Essentially, if you live in a home with a mortgage, you really don't own that home, and your landlord, the lender, decides from whom you can, or can not, buy your energy. Also, this means that municipalities can not choose to create local tax structures to fund local infrastructure improvements. Seems unconstitutional to me, and also to 37 State Attorney Generals who are currently suing the Federal Government to overturn this ruling.

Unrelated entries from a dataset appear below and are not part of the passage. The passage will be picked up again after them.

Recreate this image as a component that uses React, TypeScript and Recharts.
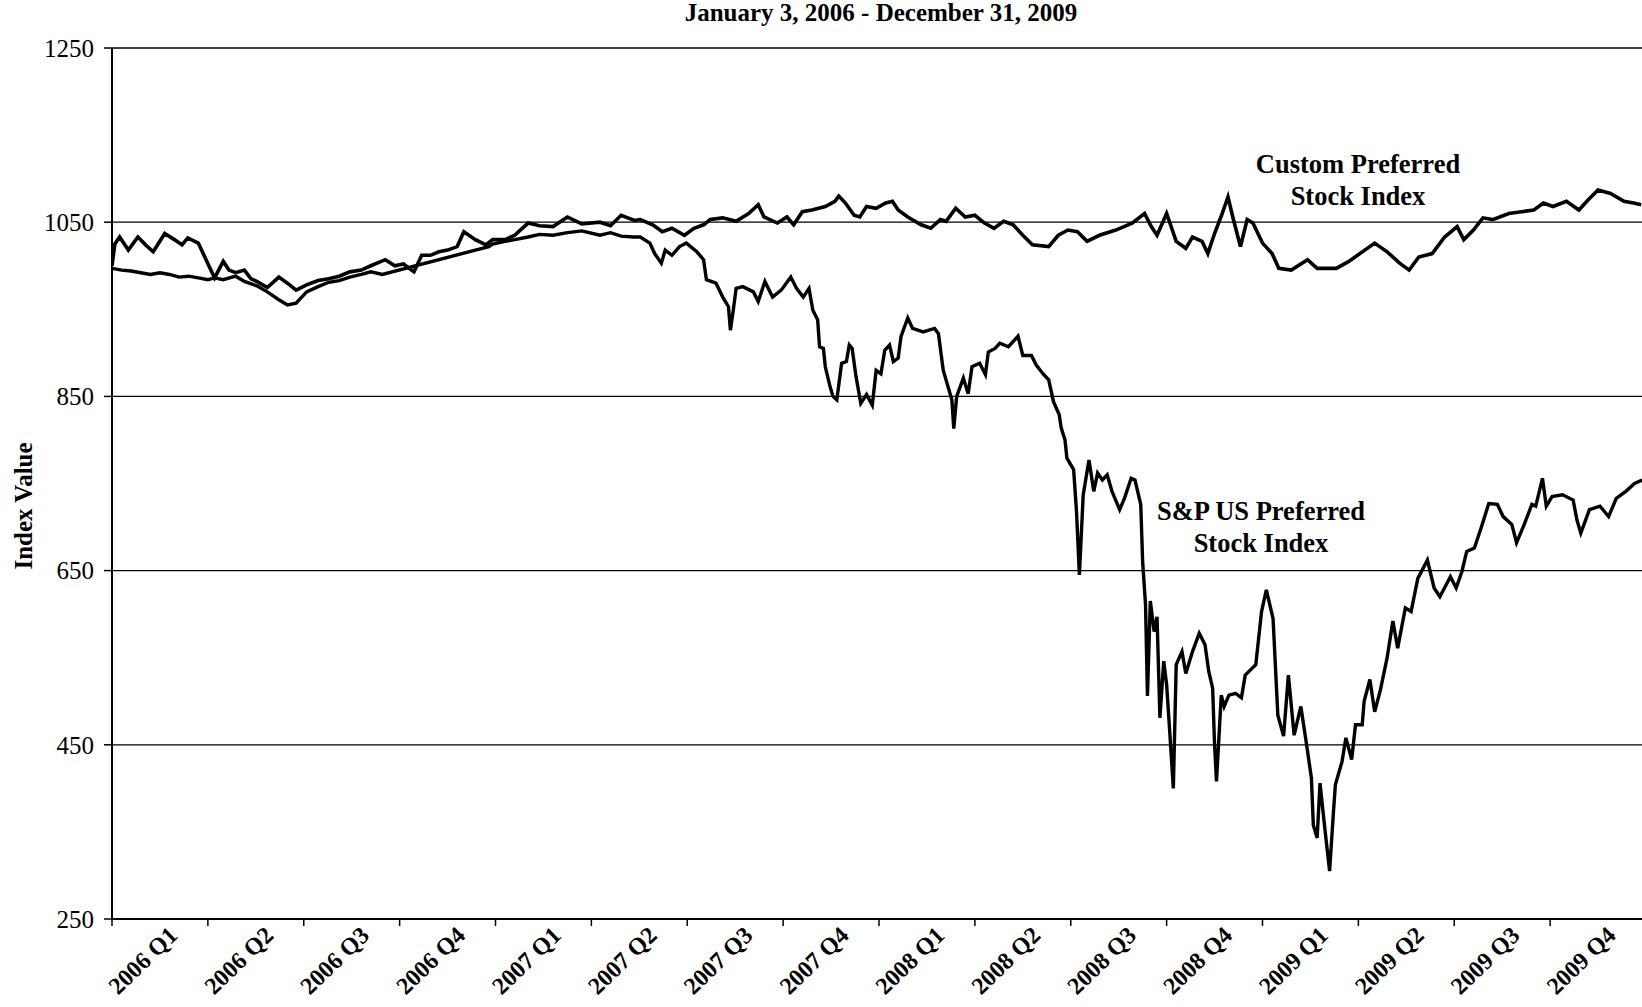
import React from 'react';
import { LineChart, Line, XAxis, YAxis, CartesianGrid } from 'recharts';

// time in quarters since Jan 3, 2006 (0 = start of 2006 Q1, 16 = end of 2009 Q4)
const quarterLabels = [
  '2006 Q1', '2006 Q2', '2006 Q3', '2006 Q4',
  '2007 Q1', '2007 Q2', '2007 Q3', '2007 Q4',
  '2008 Q1', '2008 Q2', '2008 Q3', '2008 Q4',
  '2009 Q1', '2009 Q2', '2009 Q3', '2009 Q4',
];
const yTicks = [250, 450, 650, 850, 1050, 1250];

const customQ = [
  0.00, 0.03, 0.08, 0.17, 0.27, 0.35, 0.43, 0.55, 0.65, 0.73, 0.79, 0.90, 1.07, 1.16, 1.22, 1.29,
  1.38, 1.45, 1.51, 1.62, 1.74, 1.83, 1.92, 2.03, 2.15, 2.26, 2.37, 2.48, 2.60, 2.70, 2.85, 2.95,
  3.04, 3.15, 3.23, 3.32, 3.41, 3.50, 3.60, 3.67, 3.79, 3.90, 3.97, 4.10, 4.20, 4.34, 4.46, 4.60,
  4.75, 4.90, 5.09, 5.20, 5.31, 5.45,
  5.51, 5.64, 5.74, 5.84, 5.97, 6.07, 6.17, 6.24, 6.37, 6.51, 6.64, 6.74, 6.80, 6.94, 7.04, 7.11,
  7.20, 7.30, 7.44, 7.54, 7.58, 7.65, 7.74, 7.80, 7.87, 7.97, 8.07, 8.14, 8.20, 8.30, 8.44, 8.54,
  8.64, 8.70, 8.80, 8.90, 9.00, 9.10, 9.20, 9.30, 9.40, 9.50, 9.60, 9.77, 9.87, 9.97, 10.07, 10.17,
  10.30, 10.47, 10.64, 10.77, 10.84, 10.90, 11.00, 11.10, 11.20, 11.27, 11.37, 11.43, 11.50, 11.58,
  11.64, 11.69, 11.77, 11.84, 11.90, 12.00, 12.10, 12.17, 12.30, 12.47, 12.57, 12.77, 12.90, 13.17,
  13.30, 13.43, 13.53, 13.63, 13.77, 13.90, 14.03, 14.10, 14.20, 14.30, 14.40, 14.57, 14.70, 14.83,
  14.93, 15.03, 15.17, 15.30, 15.40, 15.50, 15.63, 15.77, 15.87, 15.95,
];
const customV = [
  1000, 1025, 1033, 1018, 1033, 1024, 1016, 1037, 1030, 1024, 1032, 1026, 986, 1005, 995, 992,
  995, 985, 982, 975, 987, 980, 972, 978, 983, 985, 988, 993, 995, 1000, 1007, 1000,
  1002, 993, 1012, 1012, 1016, 1018, 1022, 1039, 1030, 1024, 1030, 1030, 1035, 1049, 1046, 1045,
  1056, 1048, 1050, 1046, 1058, 1052,
  1053, 1047, 1039, 1043, 1035, 1043, 1047, 1053, 1055, 1051, 1060, 1070, 1056, 1049, 1056, 1047,
  1062, 1064, 1068, 1074, 1080, 1072, 1058, 1056, 1068, 1066, 1072, 1074, 1064, 1056, 1047, 1043,
  1053, 1051, 1066, 1056, 1058, 1049, 1043, 1051, 1047, 1035, 1024, 1022, 1035, 1041, 1039, 1028,
  1035, 1041, 1049, 1060, 1045, 1035, 1060, 1028, 1020, 1033, 1028, 1014, 1037, 1060,
  1079, 1056, 1022, 1053, 1049, 1026, 1014, 997, 995, 1007, 997, 997, 1005, 1026,
  1016, 1003, 995, 1010, 1014, 1033, 1045, 1030, 1041, 1055, 1053, 1060, 1062, 1064,
  1072, 1068, 1074, 1064, 1076, 1087, 1083, 1074, 1072, 1070,
];

const spQ = [
  0.00, 0.10, 0.20, 0.30, 0.40, 0.50, 0.60, 0.70, 0.80, 0.90, 1.00, 1.07, 1.16, 1.29, 1.38, 1.51,
  1.62, 1.74, 1.83, 1.92, 2.03, 2.15, 2.26, 2.37, 2.48, 2.60, 2.70, 2.82, 3.93, 3.97, 4.10, 4.20,
  4.34, 4.46, 4.60, 4.75, 4.90, 5.09, 5.20, 5.31, 5.44, 5.51, 5.61, 5.66, 5.73, 5.77, 5.84, 5.92,
  5.99, 6.10, 6.17, 6.20, 6.30, 6.37, 6.43, 6.45, 6.48, 6.51, 6.58, 6.69, 6.74, 6.81, 6.89, 6.98,
  7.08, 7.14, 7.21, 7.27, 7.31, 7.36, 7.38, 7.42, 7.44, 7.49, 7.52, 7.56, 7.61, 7.66, 7.69, 7.72,
  7.76, 7.81, 7.87, 7.93, 7.97, 8.02, 8.06, 8.11, 8.15, 8.20, 8.23, 8.30, 8.35, 8.46, 8.58, 8.62,
  8.67, 8.72, 8.76, 8.78, 8.81, 8.88, 8.93, 8.97, 9.05, 9.11, 9.14, 9.21, 9.26, 9.35, 9.45, 9.50,
  9.59, 9.64, 9.71, 9.77, 9.82, 9.88, 9.90, 9.94, 9.96, 10.03, 10.06, 10.09, 10.13, 10.19, 10.24,
  10.28, 10.33, 10.38, 10.43, 10.51, 10.56, 10.63, 10.67, 10.73, 10.75, 10.78, 10.80, 10.83, 10.87,
  10.90, 10.93, 10.97, 11.00, 11.03, 11.07, 11.10, 11.16, 11.20, 11.27, 11.34, 11.40, 11.44, 11.48,
  11.50, 11.52, 11.57, 11.60, 11.65, 11.72, 11.78, 11.82, 11.93, 11.99, 12.04, 12.11, 12.16, 12.22,
  12.27, 12.33, 12.40, 12.46, 12.51, 12.53, 12.57, 12.60, 12.65, 12.70, 12.74, 12.76, 12.83, 12.87,
  12.93, 12.97, 13.04, 13.06, 13.12, 13.17, 13.23, 13.30, 13.36, 13.41, 13.49, 13.55, 13.62, 13.72,
  13.79, 13.85, 13.96, 14.02, 14.08, 14.13, 14.21, 14.28, 14.36, 14.45, 14.51, 14.60, 14.65, 14.73,
  14.81, 14.85, 14.92, 14.96, 15.02, 15.13, 15.24, 15.28, 15.32, 15.41, 15.52, 15.61, 15.69, 15.79,
  15.88, 15.96,
];
const spV = [
  997, 995, 994, 992, 990, 992, 990, 987, 988, 986, 984, 986, 984, 988, 982, 977,
  970, 961, 955, 957, 970, 976, 981, 983, 987, 990, 993, 990, 1022, 1025, 1028, 1030,
  1033, 1036, 1035, 1038, 1040, 1035, 1038, 1034, 1033, 1033, 1026, 1014, 1003, 1018, 1012, 1022,
  1026, 1016, 1007, 984, 980, 964, 953, 926, 949, 974, 976, 970, 959, 982, 964, 972,
  987, 974, 964, 974, 949, 938, 907, 905, 884, 861, 850, 846, 888, 890, 909, 905,
  873, 842, 852, 840, 880, 876, 903, 909, 890, 894, 919, 940, 928, 924, 928, 922,
  880, 861, 846, 813, 850, 871, 853, 884, 888, 875, 901, 905, 911, 907, 919, 897,
  897, 886, 876, 869, 844, 829, 814, 800, 779, 766, 718, 645, 737, 777, 741,
  762, 754, 760, 741, 720, 733, 756, 754, 726, 660, 611, 506, 615, 580,
  597, 481, 546, 519, 469, 400, 542, 557, 532, 557, 578, 565, 534, 515,
  450, 408, 507, 494, 507, 509, 504, 530, 542, 603, 628, 595, 484, 460,
  530, 461, 494, 450, 412, 358, 343, 406, 354, 305, 373, 404, 431, 458,
  433, 473, 473, 500, 525, 488, 513, 550, 592, 561, 607, 603, 641, 662,
  630, 620, 643, 630, 649, 672, 676, 699, 727, 726, 712, 703, 682, 703,
  726, 724, 756, 724, 735, 737, 731, 708, 693, 720, 724, 712, 733, 741,
  750, 754,
];

const customData = customQ.map((q, i) => ({ q, v: customV[i] }));
const spData = spQ.map((q, i) => ({ q, v: spV[i] }));

const xTicks: number[] = [];
for (let i = 0; i <= 16; i++) xTicks.push(i);
for (let i = 0; i < 16; i++) xTicks.push(i + 0.5);
xTicks.sort((a, b) => a - b);

const SERIF = '"Liberation Serif", "Times New Roman", serif';

const XTick = (props: any) => {
  const { x, y, payload } = props;
  const v = payload.value as number;
  if (Number.isInteger(v)) {
    return <line x1={x} y1={y} x2={x} y2={y + 7} stroke="#000" strokeWidth={1.5} />;
  }
  const idx = Math.floor(v);
  const ax = x + 19;
  const ay = y + 18;
  return (
    <text
      x={ax}
      y={ay}
      transform={`rotate(-44 ${ax} ${ay})`}
      textAnchor="end"
      fontFamily={SERIF}
      fontWeight="bold"
      fontSize={24}
      fill="#000"
    >
      {quarterLabels[idx]}
    </text>
  );
};

export default function App() {
  return (
    <div
      style={{
        position: 'fixed',
        left: 0,
        top: 0,
        width: 1642,
        height: 1007,
        overflow: 'hidden',
        background: '#fff',
      }}
    >
      <LineChart width={1700} height={1007} margin={{ top: 48, right: 54, bottom: 48, left: 52 }}>
        <CartesianGrid vertical={false} stroke="#000" strokeWidth={1.3} strokeOpacity={1} />
        <XAxis
          type="number"
          dataKey="q"
          domain={[0, 16]}
          ticks={xTicks}
          interval={0}
          allowDataOverflow
          height={40}
          tickSize={0}
          tickMargin={0}
          tickLine={false}
          axisLine={{ stroke: '#000', strokeWidth: 2 }}
          tick={<XTick />}
        />
        <YAxis
          type="number"
          domain={[250, 1250]}
          ticks={yTicks}
          interval={0}
          width={60}
          tickSize={8}
          tickMargin={10}
          axisLine={{ stroke: '#000', strokeWidth: 2 }}
          tickLine={{ stroke: '#000', strokeWidth: 1.5 }}
          tick={{ fontSize: 25, fontFamily: SERIF, fill: '#000' }}
        />
        <Line
          data={customData}
          dataKey="v"
          name="Custom Preferred Stock Index"
          type="linear"
          stroke="#000"
          strokeWidth={3.6}
          dot={false}
          isAnimationActive={false}
        />
        <Line
          data={spData}
          dataKey="v"
          name="S&P US Preferred Stock Index"
          type="linear"
          stroke="#000"
          strokeWidth={3.4}
          dot={false}
          isAnimationActive={false}
        />
      </LineChart>
      <svg
        width={1642}
        height={1007}
        style={{ position: 'absolute', left: 0, top: 0, pointerEvents: 'none' }}
      >
        <text x={881} y={21} textAnchor="middle" fontFamily={SERIF} fontWeight="bold" fontSize={25} fill="#000">
          January 3, 2006 - December 31, 2009
        </text>
        <text
          x={32}
          y={506}
          transform="rotate(-90 32 506)"
          textAnchor="middle"
          fontFamily={SERIF}
          fontWeight="bold"
          fontSize={25}
          fill="#000"
        >
          Index Value
        </text>
        <text x={1358} y={173} textAnchor="middle" fontFamily={SERIF} fontWeight="bold" fontSize={26.5} fill="#000">
          Custom Preferred
        </text>
        <text x={1358} y={205} textAnchor="middle" fontFamily={SERIF} fontWeight="bold" fontSize={26.5} fill="#000">
          Stock Index
        </text>
        <text x={1261} y={520} textAnchor="middle" fontFamily={SERIF} fontWeight="bold" fontSize={26.5} fill="#000">
          S&amp;P US Preferred
        </text>
        <text x={1261} y={552} textAnchor="middle" fontFamily={SERIF} fontWeight="bold" fontSize={26.5} fill="#000">
          Stock Index
        </text>
      </svg>
    </div>
  );
}
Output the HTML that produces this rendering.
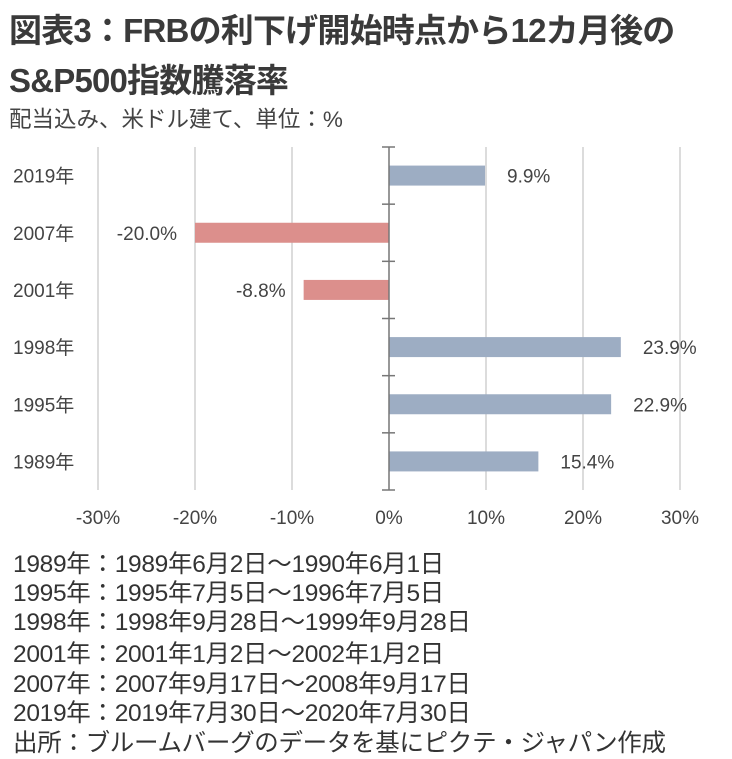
<!DOCTYPE html>
<html><head><meta charset="utf-8">
<style>
body{margin:0;background:#fff;width:732px;height:759px;overflow:hidden;font-family:"Liberation Sans","Noto Sans CJK JP",sans-serif;color:#333}
.t{position:absolute;left:9px;font-size:33px;font-weight:bold;color:#3a3a3a;white-space:nowrap;letter-spacing:-0.8px}
.s{position:absolute;left:9px;top:102px;font-size:22.5px;color:#444;white-space:nowrap}
.f{position:absolute;left:13px;font-size:24.5px;color:#333;white-space:nowrap;letter-spacing:-0.3px}
svg{position:absolute;left:0;top:0}
</style></head><body>
<div class="t" style="top:4px">図表3：FRBの利下げ開始時点から12カ月後の</div>
<div class="t" style="top:54px">S&amp;P500指数騰落率</div>
<div class="s">配当込み、米ドル建て、単位：%</div>
<svg id="chart" width="732" height="540"></svg>
<div class="f" style="top:545px">1989年：1989年6月2日～1990年6月1日</div>
<div class="f" style="top:574px">1995年：1995年7月5日～1996年7月5日</div>
<div class="f" style="top:603px">1998年：1998年9月28日～1999年9月28日</div>
<div class="f" style="top:635px">2001年：2001年1月2日～2002年1月2日</div>
<div class="f" style="top:665px">2007年：2007年9月17日～2008年9月17日</div>
<div class="f" style="top:694px">2019年：2019年7月30日～2020年7月30日</div>
<div class="f" style="top:724px">出所：ブルームバーグのデータを基にピクテ・ジャパン作成</div>
<script>
const categories=["2019年","2007年","2001年","1998年","1995年","1989年"];
const values=[9.9,-20.0,-8.8,23.9,22.9,15.4];
const ticks=[-30,-20,-10,0,10,20,30];
const tickLabels=["-30%","-20%","-10%","0%","10%","20%","30%"];
const svgEl=document.getElementById('chart');
const NS="http://www.w3.org/2000/svg";
const x0=389,pxPer=9.7,yTop=147,yBottom=490;
const band=(yBottom-yTop)/categories.length;
function xs(v){return x0+v*pxPer;}
function yc(i){return yTop+band*(i+0.5);}
function mk(t,a){const e=document.createElementNS(NS,t);for(const k in a)e.setAttribute(k,a[k]);svgEl.appendChild(e);return e;}
ticks.forEach((t,i)=>{
 if(t!==0){const g=mk('line',{x1:xs(t),x2:xs(t),y1:yTop,y2:yBottom,stroke:'#dcdcdc','stroke-width':2});
 
 }
 const l=mk('text',{x:xs(t),y:524,'text-anchor':'middle','font-size':19,fill:'#444'});
 l.textContent=tickLabels[i];
 
 
});
categories.forEach((c,i)=>{
 const v=values[i];
 const x=Math.min(xs(0),xs(v)),w=Math.abs(xs(v)-xs(0));
 const r=mk('rect',{x:x,y:yc(i)-10,width:w,height:20,fill:v<0?'#dc8f8c':'#9dadc3'});
 
 
 const lb=mk('text',{x:v<0?xs(v)-18:xs(v)+22,y:yc(i)+7,'text-anchor':v<0?'end':'start','font-size':19,fill:'#444'});
 lb.textContent=v.toFixed(1)+'%';
 
 
 const cl=mk('text',{x:13,y:yc(i)+7,'font-size':19,fill:'#444'});
 cl.textContent=c;
 
 
});
const ax=mk('line',{x1:x0,x2:x0,y1:yTop,y2:yBottom,stroke:'#777','stroke-width':1.5});


for(let i=0;i<=categories.length;i++){
 const tk=mk('line',{x1:x0-7,x2:x0+6,y1:yTop+band*i,y2:yTop+band*i,stroke:'#777','stroke-width':1.5});
 
 
}
</script>
</body></html>
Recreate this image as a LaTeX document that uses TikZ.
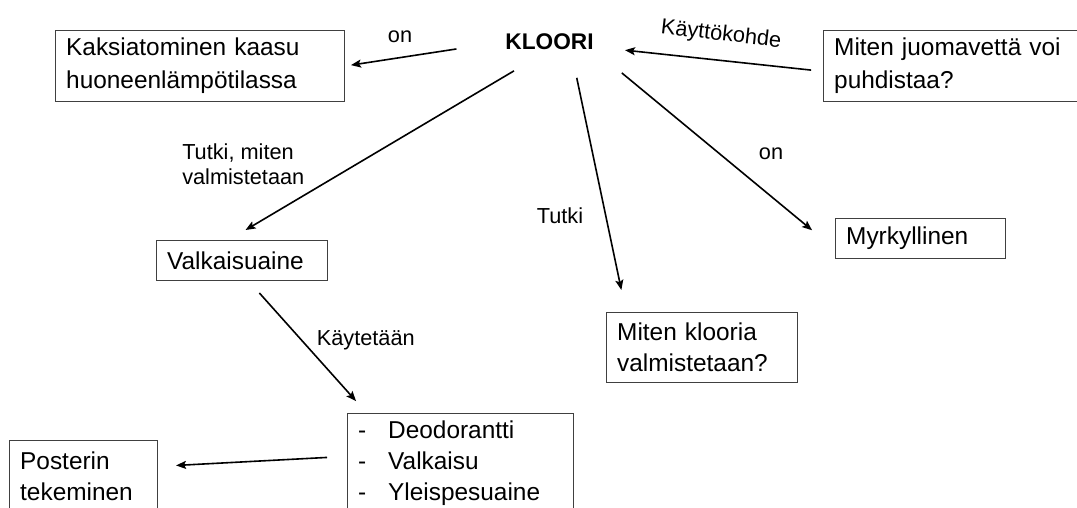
\documentclass[tikz,border=0pt]{standalone}
\usepackage{fontspec}
\setmainfont{Liberation Sans}
\usetikzlibrary{arrows.meta}
\newcommand{\listdash}{\makebox[22.5pt][l]{-}}
\tikzset{
  box/.style={draw=black!75, line width=0.8pt, anchor=north west, align=left,
    inner xsep=8pt, inner ysep=0pt, font=\fontsize{18.3}{23}\selectfont},
  widebox/.style={box, font=\fontsize{18.3}{24.75}\selectfont},
  lbl/.style={inner sep=0pt, font=\fontsize{16.3}{19}\selectfont},
  arr/.style={-{Stealth[length=7.5pt,width=6pt,inset=1.5pt]}, line width=1.2pt},
}
\begin{document}
\begin{tikzpicture}[x=0.75pt,y=-0.75pt]
\useasboundingbox (0,0) rectangle (1077,507);

\node[inner sep=0pt, font=\fontsize{17}{20}\selectfont\bfseries] (kloori) at (549.5,41.5) {KLOORI};

\node[widebox, text width=200.75pt, minimum height=53.25pt] (kaksi) at (55,30) {Kaksiatominen kaasu\\huoneenlämpötilassa};
\node[widebox, text width=182.75pt, minimum height=53.25pt] (juoma) at (823,30) {Miten juomavettä voi\\puhdistaa?};
\node[box, text width=112.25pt, minimum height=30pt] (valk) at (156,240) {Valkaisuaine};
\node[box, text width=111.5pt, minimum height=30pt] (myrk) at (835,218) {Myrkyllinen};
\node[box, text width=127.25pt, minimum height=52.5pt] (kmiten) at (606,312) {Miten klooria\\valmistetaan?};
\node[box, text width=153.5pt, minimum height=74.25pt] (lista) at (347,413) {\listdash Deodorantti\\\listdash Valkaisu\\\listdash Yleispesuaine};
\node[box, text width=95pt, minimum height=54pt] (poster) at (9,440) {Posterin\\tekeminen};

\node[lbl] (on1) at (400,37) {on};
\node[lbl, rotate=-6.5] (kaytto) at (721,35) {Käyttökohde};
\node[lbl, anchor=west, align=left] (tutki1) at (182,164.5) {Tutki, miten\\valmistetaan};
\node[lbl] (tutki2) at (560,216) {Tutki};
\node[lbl] (on2) at (771,154) {on};
\node[lbl, anchor=east] (kaytetaan) at (415,340) {Käytetään};

\draw[arr, shorten <=37pt, shorten >=4.5pt] (kloori.west) -- (kaksi.east);
\draw[arr, shorten <=9pt, shorten >=23.5pt] ([yshift=-4pt]juoma.west) -- ([yshift=-4pt]kloori.east);
\draw[arr, shorten <=31pt, shorten >=14.7pt] (kloori.south) -- ([xshift=-10pt]valk.north);
\draw[arr, shorten <=21.5pt, shorten >=16.9pt] ([xshift=16pt]kloori.south) -- ([xshift=15pt]kmiten.north west);
\draw[arr, shorten <=27.2pt, shorten >=22.3pt] (kloori.south east) -- ([yshift=-8pt]myrk.west);
\draw[arr, shorten <=12pt, shorten >=12pt] ([xshift=5pt]valk.south) -- ([xshift=14.8pt]lista.north west);
\draw[arr, shorten <=15pt, shorten >=13.5pt] ([yshift=5pt]lista.west) -- ([yshift=7.6pt]poster.east);
\end{tikzpicture}
\end{document}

In the mean time, utilities with energy monopolies like Sempra owned SDG&E, have successfully lobbied for Public Bonds to fund their centralized energy infrastructure "improvements" like the $3-billion "Sunrise Powerlink". These bonds will be funded by private capital at interest and repaid with your tax dollars. Sound familiar? The only difference between this and PACE, is that as soon as this expensive and environmentally damaging infrastructure is created, it becomes the private property of the Investor Owned Utility (IOU), not a public asset, not owned by the property owners or the municipalities, but by the middle-men.

The tragedy is that in crushing PACE, the banks have crushed our future economy. They not only failed to see that home-owners would save money by switching from paying "public" utilities to building their own private energy generation, but those individual EE/RE projects would create jobs, industries, and the very kind of productive financing loans that banks need to become profitable again. This is terribly short-sighted.

Now, our future is bleak. As mega-energy corporations and private utilities control our centralized energy infrastructure, only wealthy home-owners have the capital necessary to invest in their own private energy generation equipment. Furthermore, the environment is under greater threat from carbon-pollution as property-owners have little or no financial incentive to be energy efficient or invest in expensive renewable energy generation, leaving them dependent upon utilities and oil companies to power their vehicles.

Germany is 11 years into a plan to free themselves from energy imports by 2050. China is converting to Renewable Energy, even while they build a new Coal Power-plant each week. California, once a new energy economy, is stagnant, while New Jersey converts to solar power.

We have chosen our future through our government policy.